* _What this task involves_:
Working from the top of the listing below, retype each line through the line containing "const yTicks = [0, 0.2, 0.4, 0.6, 0.8, 1.0, 1.2, 1.4];", both included, with no pictures.

* _Dataset extract_:
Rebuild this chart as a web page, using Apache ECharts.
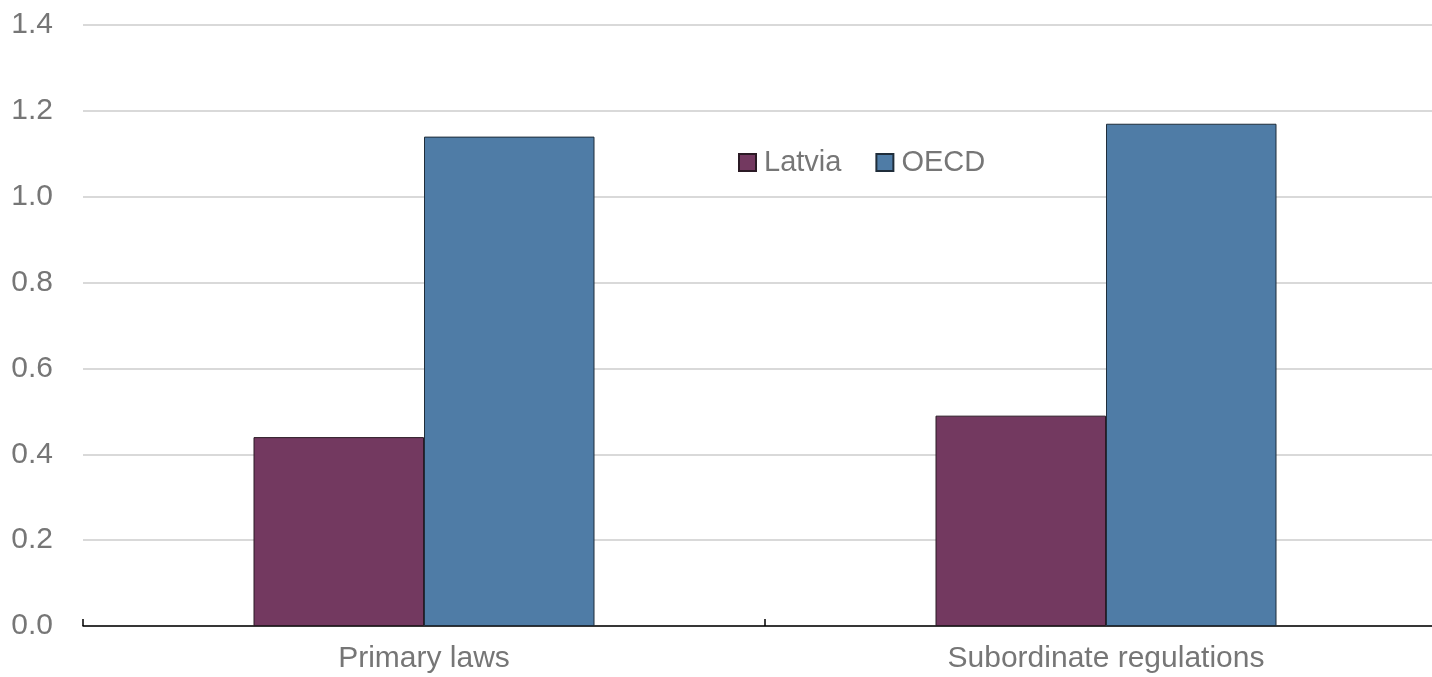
<!DOCTYPE html>
<html><head><meta charset="utf-8">
<script src="https://cdn.jsdelivr.net/npm/echarts@6/dist/echarts.min.js"></script>
<style>html,body{margin:0;padding:0;background:#fff}#c{width:1432px;height:677px}</style>
</head><body><div id="c"></div>
<script>
const categories = ['Primary laws', 'Subordinate regulations'];
const latvia = [0.44, 0.49];
const oecd = [1.14, 1.17];
const yTicks = [0, 0.2, 0.4, 0.6, 0.8, 1.0, 1.2, 1.4];

const FONT = '"Liberation Sans Narrow", "Arial Narrow", "Liberation Sans", sans-serif';
const chart = echarts.init(document.getElementById('c'));
chart.setOption({
  animation: false,
  textStyle: { fontFamily: FONT },
  grid: { left: 83, width: 1364, top: 25, bottom: 51, outerBoundsMode: 'none', containLabel: false },
  legend: {
    left: 733, top: 143, itemWidth: 17, itemHeight: 17, itemGap: 34,
    icon: 'rect',
    textStyle: { fontFamily: FONT, fontSize: 29, color: '#767676', padding: [0, 0, 0, 3] },
    data: ['Latvia', 'OECD']
  },
  xAxis: {
    type: 'category', data: categories,
    axisLine: { lineStyle: { color: '#000', width: 1.5 } },
    axisTick: { show: true, inside: true, length: 7, lineStyle: { color: '#000', width: 1.5 } },
    axisLabel: { fontFamily: FONT, fontSize: 30, color: '#767676', margin: 18 }
  },
  yAxis: {
    type: 'value', min: 0, max: 1.4, interval: 0.2,
    axisLine: { show: false }, axisTick: { show: false },
    splitLine: { lineStyle: { color: '#cccccc', width: 1.5 } },
    axisLabel: { fontFamily: FONT, fontSize: 30, color: '#767676', margin: 30,
      formatter: v => yTicks.find(t => Math.abs(t - v) < 1e-9).toFixed(1) }
  },
  series: [
    { name: 'Latvia', type: 'bar', data: latvia, barWidth: '25%', barGap: '0%',
      itemStyle: { color: '#733960', borderColor: '#2b1a25', borderWidth: 1 } },
    { name: 'OECD', type: 'bar', data: oecd, barWidth: '25%', barGap: '0%',
      itemStyle: { color: '#4f7ca6', borderColor: '#1f2d3a', borderWidth: 1 } }
  ]
});
</script></body></html>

* _Answer in full_:
Rebuild this chart as a web page, using Apache ECharts.
<!DOCTYPE html>
<html><head><meta charset="utf-8">
<script src="https://cdn.jsdelivr.net/npm/echarts@6/dist/echarts.min.js"></script>
<style>html,body{margin:0;padding:0;background:#fff}#c{width:1432px;height:677px}</style>
</head><body><div id="c"></div>
<script>
const categories = ['Primary laws', 'Subordinate regulations'];
const latvia = [0.44, 0.49];
const oecd = [1.14, 1.17];
const yTicks = [0, 0.2, 0.4, 0.6, 0.8, 1.0, 1.2, 1.4];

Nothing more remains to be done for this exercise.